• _INSTRUCTIONS FOR THE TASK_: Copy out each line of the listing that has the word "with" in it.

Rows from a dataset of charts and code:
[START]

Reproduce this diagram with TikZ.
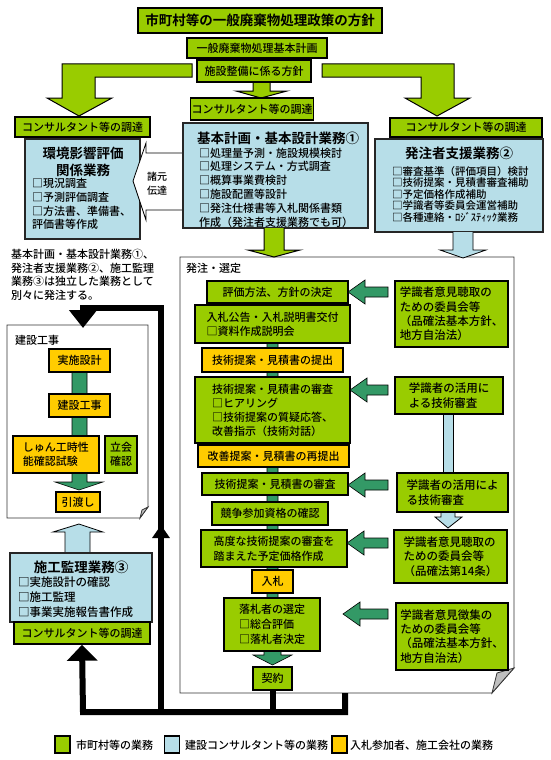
\documentclass[tikz,border=0pt]{standalone}
\usepackage{fontspec}
\IfFontExistsTF{Noto Sans CJK JP Medium}
  {\setmainfont{Noto Sans CJK JP}[UprightFont={* Medium},BoldFont={* Bold}]}
  {\setmainfont{Noto Sans CJK JP}}
\usetikzlibrary{arrows.meta}
\definecolor{cgreen}{RGB}{153,204,0}
\definecolor{cblue}{RGB}{183,222,232}
\definecolor{corange}{RGB}{255,204,0}
\definecolor{cteal}{RGB}{51,153,102}
\newcommand\sqb{{\bfseries □}}
\newcommand\tealarrow[2]{\draw[tarrow] (#1,#2) -- (#1+17,#2-12) -- (#1+17,#2-5) -- (388,#2-5) -- (388,#2+5) -- (#1+17,#2+5) -- (#1+17,#2+12) -- cycle;}
\begin{document}
\begin{tikzpicture}[x=1pt,y=-1pt,
  f11/.style={font=\fontsize{11}{13.5}\selectfont},
  gbox/.style={draw=black,line width=1.5pt,fill=cgreen,inner sep=1pt,align=center,font=\fontsize{11}{14}\selectfont},
  obox/.style={gbox,fill=corange},
  rbox/.style={gbox,align=left,font=\fontsize{11.5}{14.3}\selectfont},
  bbox/.style={draw=black!85,line width=1.3pt,fill=cblue,inner sep=0pt},
  ttl/.style={inner sep=0pt,align=center,font=\bfseries\fontsize{13.5}{17}\selectfont},
  itm/.style={inner sep=0pt,align=left,anchor=west,font=\fontsize{11}{13.8}\selectfont},
  bigarrow/.style={draw=black,line width=1pt,fill=cgreen},
  tarrow/.style={draw=black,line width=0.6pt,fill=cteal},
  larrow/.style={draw=black,line width=0.8pt,fill=cblue},
  blk/.style={line width=6pt,black,line join=miter},
  frame/.style={draw=black!80,line width=0.8pt,fill=white},
  lgd/.style={draw=black,line width=1.2pt,minimum width=15pt,minimum height=17pt,inner sep=0pt},
]
\useasboundingbox (0,0) rectangle (550,760);
\fill[white] (0,0) rectangle (550,760);

% ---- top big arrows
\draw[bigarrow] (192,64) -- (62,64) -- (62,98) -- (47,98) -- (79,116) -- (112,98) -- (95,98) -- (95,77) -- (192,77) -- cycle;
\draw[bigarrow] (322,64) -- (454,64) -- (454,98) -- (470,98) -- (437,116) -- (405,98) -- (421,98) -- (421,77) -- (322,77) -- cycle;
\draw[bigarrow] (253,80) -- (253,91) -- (236,91) -- (261,98) -- (287,91) -- (270,91) -- (270,80) -- cycle;

\node[gbox,font=\bfseries\fontsize{13.5}{16}\selectfont,minimum width=244pt,minimum height=25pt] (title) at (260,20.5) {市町村等の一般廃棄物処理政策の方針};
\node[gbox,minimum width=140pt,minimum height=20pt] (plan) at (257,48) {一般廃棄物処理基本計画};
\node[gbox,minimum width=114pt,minimum height=22pt] (policy) at (254,71) {施設整備に係る方針};

% ---- consultant boxes
\node[gbox,minimum width=135pt,minimum height=20pt] (cL) at (82.5,127) {コンサルタント等の調達};
\node[gbox,minimum width=120pt,minimum height=22pt] (cC) at (252,109) {コンサルタント等の調達};
\node[gbox,minimum width=152pt,minimum height=19pt] (cR) at (466,127.5) {コンサルタント等の調達};

% ---- blue boxes
\node[bbox,minimum width=115pt,minimum height=100pt] (envbox) at (82.5,189) {};
\node[ttl] (envttl) at (83,161.5) {環境影響評価\\関係業務};
\node[itm] (envitm) at (32,204) {\sqb 現況調査\\\sqb 予測評価調査\\\sqb 方法書、準備書、\\評価書等作成};

\draw[draw=black,line width=0.8pt,fill=white] (133,181) -- (146,143) -- (146,153) -- (190,153) -- (190,210) -- (146,210) -- (146,220) -- cycle;
\node[inner sep=0pt,align=center,font=\fontsize{10}{14}\selectfont] (shogen) at (157,184) {諸元\\伝達};

\node[bbox,minimum width=185pt,minimum height=105pt] (basbox) at (275.5,175.5) {};
\node[ttl] (basttl) at (278,138) {基本計画・基本設計業務①};
\node[itm] (basitm) at (199,187.5) {\sqb 処理量予測・施設規模検討\\\sqb 処理システム・方式調査\\\sqb 概算事業費検討\\\sqb 施設配置等設計\\\sqb 発注仕様書等入札関係書類\\作成（発注者支援業務でも可）};

\node[bbox,minimum width=168pt,minimum height=93pt] (supbox) at (459,185.5) {};
\node[ttl] (supttl) at (459,153) {発注者支援業務②};
\node[itm,font=\fontsize{10.5}{11.5}\selectfont] (supitm) at (392,194) {\sqb 審査基準（評価項目）検討\\\sqb 技術提案・見積書審査補助\\\sqb 予定価格作成補助\\\sqb 学識者等委員会運営補助\\\sqb 各種連絡・ﾛｼﾞｽﾃｨｯｸ業務};

% ---- left note
\node[anchor=west,align=left,inner sep=0pt,font=\fontsize{11}{13.5}\selectfont] (note) at (11,275) {基本計画・基本設計業務①、\\発注者支援業務②、施工監理\\業務③は独立した業務として\\別々に発注する。};

% ---- 建設工事 frame
\draw[frame] (7,325) -- (148,325) -- (148,507) -- (140,518) -- (7,518) -- cycle;
\draw[frame,fill=black!25] (142,510) -- (148,507) -- (140,518) -- cycle;
\node[f11,anchor=west,inner sep=0pt] (kklabel) at (15,340) {建設工事};
\draw[tarrow] (72,372) -- (87,372) -- (87,482) -- (103,482) -- (79,490) -- (55,482) -- (72,482) -- cycle;
\node[obox,minimum width=61pt,minimum height=23pt] (jissi) at (79.5,360.5) {実施設計};
\node[obox,minimum width=61pt,minimum height=23pt] (kensetsu) at (79.5,405.5) {建設工事};
\node[obox,align=left,minimum width=86pt,minimum height=37pt] (shunko) at (56,454.5) {しゅん工時性\\能確認試験};
\node[gbox,minimum width=32pt,minimum height=37pt] (tachiai) at (121,454.5) {立会\\確認};
\node[obox,minimum width=44pt,minimum height=20pt] (hikiwatashi) at (78,502) {引渡し};

% ---- 施工監理
\draw[larrow] (65,553) -- (65,532) -- (53,532) -- (79,524) -- (103,532) -- (90,532) -- (90,553) -- cycle;
\node[bbox,minimum width=142pt,minimum height=69pt] (supvbox) at (81,587.5) {};
\node[ttl] (supvttl) at (81,567) {施工監理業務③};
\node[itm,font=\fontsize{11.5}{15}\selectfont] (supvitm) at (18,597) {\sqb 実施設計の確認\\\sqb 施工監理\\\sqb 事業実施報告書作成};
\node[gbox,minimum width=136pt,minimum height=22pt] (cS) at (82,633) {コンサルタント等の調達};

% ---- 発注・選定 frame
\draw[frame] (180,257) -- (514,257) -- (514,668) -- (492,693) -- (180,693) -- cycle;
\draw[frame,fill=black!25] (497,673) -- (514,668) -- (492,693) -- cycle;
\node[f11,anchor=west,inner sep=0pt] (hclabel) at (186,268) {発注・選定};
\draw[bigarrow] (264,228) -- (264,250) -- (248,250) -- (274,257) -- (300,250) -- (284,250) -- (284,228);
\draw[larrow] (453,232) -- (453,250) -- (440,250) -- (463,258) -- (486,250) -- (473,250) -- (473,232);

% spine
\draw[tarrow] (267,303) -- (278,303) -- (278,648) -- (281,648) -- (281,655) -- (292,655) -- (272.5,665) -- (253,655) -- (264,655) -- (264,648) -- (267,648) -- cycle;

\node[gbox,minimum width=141pt,minimum height=22pt] (b1) at (277.5,292) {評価方法、方針の決定};
\node[gbox,align=left,minimum width=155pt,minimum height=38pt] (b2) at (272.5,324) {入札公告・入札説明書交付\\\sqb 資料作成説明会};
\node[obox,minimum width=141pt,minimum height=24pt] (b3) at (272.5,360) {技術提案・見積書の提出};
\node[gbox,align=left,minimum width=155pt,minimum height=66pt] (b4) at (272.5,410) {技術提案・見積書の審査\\\sqb ヒアリング\\\sqb 技術提案の質疑応答、\\改善指示（技術対話）};
\node[obox,minimum width=151pt,minimum height=22pt] (b5) at (273.5,456) {改善提案・見積書の再提出};
\node[gbox,minimum width=146pt,minimum height=22pt] (b6) at (275,484) {技術提案・見積書の審査};
\node[gbox,minimum width=116pt,minimum height=23pt] (b7) at (270,513.5) {競争参加資格の確認};
\node[gbox,align=left,minimum width=146pt,minimum height=37pt,font=\fontsize{11}{15}\selectfont] (b8) at (274,548.5) {高度な技術提案の審査を\\踏まえた予定価格作成};
\node[obox,minimum width=41pt,minimum height=23pt] (b9) at (272.5,581.5) {入札};
\node[gbox,align=left,minimum width=96pt,minimum height=53pt,font=\fontsize{11}{15}\selectfont] (b10) at (272,624.5) {落札者の選定\\\sqb 総合評価\\\sqb 落札者決定};
\node[gbox,minimum width=39pt,minimum height=23pt] (keiyaku) at (272.5,678.5) {契約};

% right column
\draw[draw=black,line width=0.6pt,fill=cblue] (443,414) rectangle (453,473);
\draw[larrow] (441,512) -- (441,517) -- (435,517) -- (448,528) -- (462,517) -- (455,517) -- (455,512);
\node[rbox,minimum width=113pt,minimum height=66pt] (r1) at (451.5,314) {学識者意見聴取の\\ための委員会等\\（品確法基本方針、\\地方自治法）};
\node[rbox,minimum width=108pt,minimum height=37pt] (r2) at (449,395.5) {学識者の活用に\\よる技術審査};
\node[rbox,minimum width=111pt,minimum height=39pt] (r3) at (452.5,492.5) {学識者の活用によ\\る技術審査};
\node[rbox,minimum width=113pt,minimum height=53pt] (r4) at (450.5,556.5) {学識者意見聴取の\\ための委員会等\\（品確法第14条）};
\node[rbox,minimum width=112pt,minimum height=67pt] (r5) at (452,636.5) {学識者意見徴集の\\ための委員会等\\（品確法基本方針、\\地方自治法）};

\tealarrow{348}{292}
\tealarrow{350}{390}
\tealarrow{348}{485}
\tealarrow{347}{543}
\tealarrow{343}{614}

% ---- black connectors
\coordinate (jL) at (83,712);
\coordinate (jR) at (345,712);
\coordinate (jK) at (272.5,712);
\coordinate (vB) at (161,712);
\coordinate (vU) at (161,525);
\coordinate (vS) at (161,538);
\coordinate (vT) at (161,308);
\coordinate (hT) at (83,308);
\coordinate (kkTop) at (83,328);
\coordinate (stub) at (345,693);
\draw[blk] (keiyaku.south) -- (jK);
\draw[blk,-{Triangle[length=16pt,width=30pt]}] (stub) -- (jR) -- (jL) -- (cS.south);
\draw[blk,-{Triangle[length=13pt,width=17pt]}] (vB) -- (vU);
\draw[blk,-{Triangle[length=18pt,width=27pt]}] (vS) -- (vT) -- (hT) -- (kkTop);

% ---- legend
\node[lgd,fill=cgreen] (lg1) at (62.5,744.5) {};
\node[f11,anchor=west,inner sep=0pt] (lt1) at (76,745) {市町村等の業務};
\node[lgd,fill=cblue] (lg2) at (172,744.5) {};
\node[f11,anchor=west,inner sep=0pt] (lt2) at (185,745) {建設コンサルタント等の業務};
\node[lgd,fill=corange] (lg3) at (339.5,744.5) {};
\node[f11,anchor=west,inner sep=0pt] (lt3) at (350,745) {入札参加者、施工会社の業務};
\end{tikzpicture}
\end{document}
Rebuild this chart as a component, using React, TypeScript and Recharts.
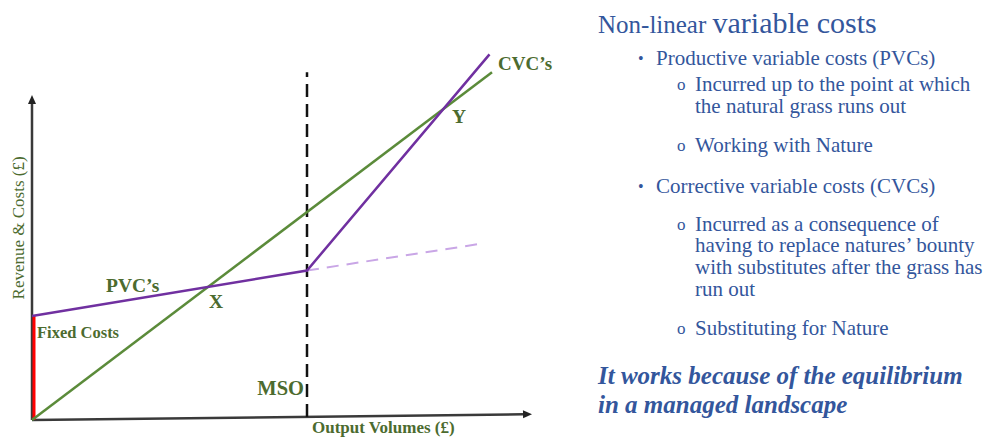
import { ComposedChart, Line, XAxis, YAxis, ReferenceLine, ReferenceDot } from 'recharts';

// chart values (x = output volume, y = revenue & costs)
const fixedCosts = 32;
const mso = 55;
const revenue = [
  { x: 0, y: 0 },
  { x: 92, y: 107 },
];
const variableCosts = [
  { x: 0, y: fixedCosts },
  { x: mso, y: 46 },
  { x: 91.5, y: 112.5 },
];
const pvcExtension = [
  { x: mso, y: 46 },
  { x: 90.5, y: 54.4 },
];
const xAxisEnds = [
  { x: 0, y: 0 },
  { x: 100, y: 1.8 },
];
const yAxisEnds = [
  { x: 0, y: 0 },
  { x: 0, y: 100 },
];

const GREEN = '#5b8b3a';
const LABEL_GREEN = '#4c6b2f';
const PURPLE = '#7030a0';
const BLUE = '#33569c';
const SERIF = '"Liberation Serif", "Times New Roman", serif';

function arrowLine(props: any) {
  const { x1, y1, x2, y2 } = props;
  const a = Math.atan2(y2 - y1, x2 - x1);
  const len = 9;
  const w = 4;
  const bx = x2 - len * Math.cos(a);
  const by = y2 - len * Math.sin(a);
  const px = -Math.sin(a) * w;
  const py = Math.cos(a) * w;
  return (
    <g>
      <line x1={x1} y1={y1} x2={bx} y2={by} stroke="#3a3a3a" strokeWidth={2.5} />
      <polygon points={`${x2},${y2} ${bx + px},${by + py} ${bx - px},${by - py}`} fill="#222" />
    </g>
  );
}

function textAt(text: string, size: number, anchor: 'start' | 'middle' | 'end' = 'start', weight = 700, rotate = false) {
  return (p: any) => (
    <text
      x={p.cx}
      y={p.cy}
      fontFamily={SERIF}
      fontSize={size}
      fontWeight={weight}
      fill={LABEL_GREEN}
      textAnchor={anchor}
      transform={rotate ? `rotate(-90 ${p.cx} ${p.cy})` : undefined}
    >
      {text}
    </text>
  );
}

const lineProps = {
  dataKey: 'y',
  dot: false,
  activeDot: false,
  legendType: 'none' as const,
  isAnimationActive: false,
};

export default function App() {
  const sub = (y: number, lines: string[], pitch = 21.5) => (
    <g>
      <text x={677} y={y - 1} fontSize={17}>o</text>
      {lines.map((l, i) => (
        <text key={i} x={695} y={y + i * pitch}>{l}</text>
      ))}
    </g>
  );
  const bullet = (y: number, t: string) => (
    <g>
      <text x={638} y={y - 1} fontSize={16}>•</text>
      <text x={656} y={y}>{t}</text>
    </g>
  );

  return (
    <div style={{ position: 'absolute', left: 0, top: 0, width: 989, height: 437, background: '#fff' }}>
      <ComposedChart width={989} height={437} margin={{ top: 0, right: 0, bottom: 0, left: 0 }}>
        <XAxis type="number" dataKey="x" domain={[-6.4, 191.4]} allowDataOverflow hide />
        <YAxis type="number" dataKey="y" domain={[-5.23, 129.23]} allowDataOverflow hide />

        <ReferenceLine segment={xAxisEnds} shape={arrowLine} ifOverflow="visible" />
        <ReferenceLine segment={yAxisEnds} shape={arrowLine} ifOverflow="visible" />

        <ReferenceLine
          segment={[{ x: mso, y: 0.9 }, { x: mso, y: 107 }]}
          stroke="#111"
          strokeWidth={2.5}
          strokeDasharray="13 7"
        />
        <ReferenceLine
          segment={[{ x: 0.4, y: 0 }, { x: 0.4, y: fixedCosts }]}
          stroke="#ff0000"
          strokeWidth={3}
        />

        <Line {...lineProps} data={pvcExtension} stroke="#c9a6e6" strokeWidth={2} strokeDasharray="12 8" />
        <Line {...lineProps} data={revenue} stroke={GREEN} strokeWidth={2.5} />
        <Line {...lineProps} data={variableCosts} stroke={PURPLE} strokeWidth={2.5} />

        <ReferenceDot x={14.8} y={39.4} r={0} shape={textAt("PVC’s", 19.5)} />
        <ReferenceDot x={35.4} y={34.5} r={0} shape={textAt('X', 19.5)} />
        <ReferenceDot x={1} y={25.2} r={0} shape={textAt('Fixed Costs', 16.5)} />
        <ReferenceDot x={54.4} y={7.7} r={0} shape={textAt('MSO', 20.5, 'end')} />
        <ReferenceDot x={84} y={91.4} r={0} shape={textAt('Y', 19.5)} />
        <ReferenceDot x={93.2} y={107.7} r={0} shape={textAt("CVC’s", 19)} />
        <ReferenceDot x={56} y={-4} r={0} shape={textAt('Output Volumes (£)', 17)} ifOverflow="visible" />
        <ReferenceDot x={-1.6} y={59.1} r={0} shape={textAt('Revenue & Costs (£)', 17, 'middle', 400, true)} ifOverflow="visible" />
      </ComposedChart>

      <svg
        width={989}
        height={437}
        style={{ position: 'absolute', left: 0, top: 0, pointerEvents: 'none' }}
        fontFamily={SERIF}
        fontSize={21}
        fill={BLUE}
      >
        <text x={598} y={33}>
          <tspan fontSize={25}>Non-linear </tspan>
          <tspan fontSize={30}>variable costs</tspan>
        </text>
        {bullet(65, 'Productive variable costs (PVCs)')}
        {sub(91, ['Incurred up to the point at which', 'the natural grass runs out'], 21.9)}
        {sub(151.5, ['Working with Nature'])}
        {bullet(193, 'Corrective variable costs (CVCs)')}
        {sub(230.5, [
          'Incurred as a consequence of',
          'having to replace natures’ bounty',
          'with substitutes after the grass has',
          'run out',
        ], 21.9)}
        {sub(335, ['Substituting for Nature'])}
        <text x={598} y={384} fontSize={25} fontWeight={700} fontStyle="italic">It works because of the equilibrium</text>
        <text x={598} y={412.5} fontSize={25} fontWeight={700} fontStyle="italic">in a managed landscape</text>
      </svg>
    </div>
  );
}
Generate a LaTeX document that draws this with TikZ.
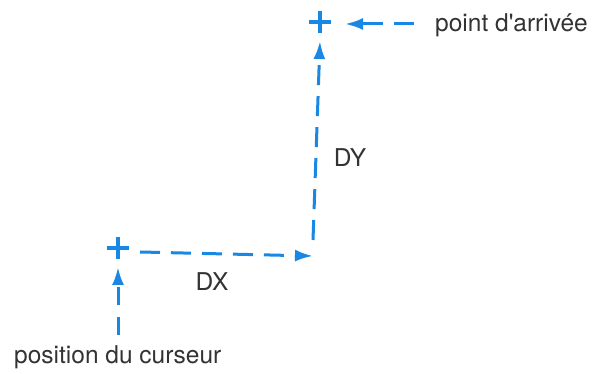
\documentclass[tikz,border=0pt]{standalone}
\usepackage{fontspec}
\setmainfont{TeX Gyre Heros}
\usetikzlibrary{arrows.meta}
\definecolor{cblue}{RGB}{25,135,228}
\begin{document}
\begin{tikzpicture}[x=1pt,y=1pt,
  conn/.style={cblue,line width=3pt,dash pattern=on 20pt off 11pt,-{Latex[length=18pt,width=12pt]}},
  plusmark/.style={cblue,line width=3.5pt},
  lbl/.style={font=\fontsize{24.5}{28}\selectfont,text=black!80,inner sep=0pt}]
\useasboundingbox (0,0) rectangle (594,374);
\fill[white] (0,0) rectangle (594,374);
% points
\coordinate (start) at (118,126);
\coordinate (corner) at (313,118);
\coordinate (endp) at (320,352);
\coordinate (hstart) at (140,122);
\coordinate (vtop) at (320,333);
\coordinate (lstart) at (414,350);
\coordinate (ltip) at (345,350);
\coordinate (bstart) at (118,39);
\coordinate (btip) at (118,107);
% plus marks
\draw[plusmark] ([xshift=-11pt]start) -- ([xshift=11pt]start);
\draw[plusmark] ([yshift=-11pt]start) -- ([yshift=11pt]start);
\draw[plusmark] ([xshift=-11pt]endp) -- ([xshift=11pt]endp);
\draw[plusmark] ([yshift=-11pt]endp) -- ([yshift=11pt]endp);
% connectors
\draw[conn] (hstart) -- (corner);
\draw[conn] ([yshift=16pt]corner) -- (vtop);
\draw[conn] (lstart) -- (ltip);
\draw[conn,dash pattern=on 18pt off 12pt] (bstart) -- (btip);
% labels
\node[lbl,anchor=base west] (arr) at (435,342) {point d\textquotesingle arrivée};
\node[lbl] (dx) at (212,92) {DX};
\node[lbl] (dy) at (350,216) {DY};
\node[lbl,anchor=base west] (cur) at (14,10) {position du curseur};
\end{tikzpicture}
\end{document}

[END]

• _WRITTEN RESPONSE_:
Reproduce this diagram with TikZ.
        {sub(151.5, ['Working with Nature'])}
          'with substitutes after the grass has',
Generate a LaTeX document that draws this with TikZ.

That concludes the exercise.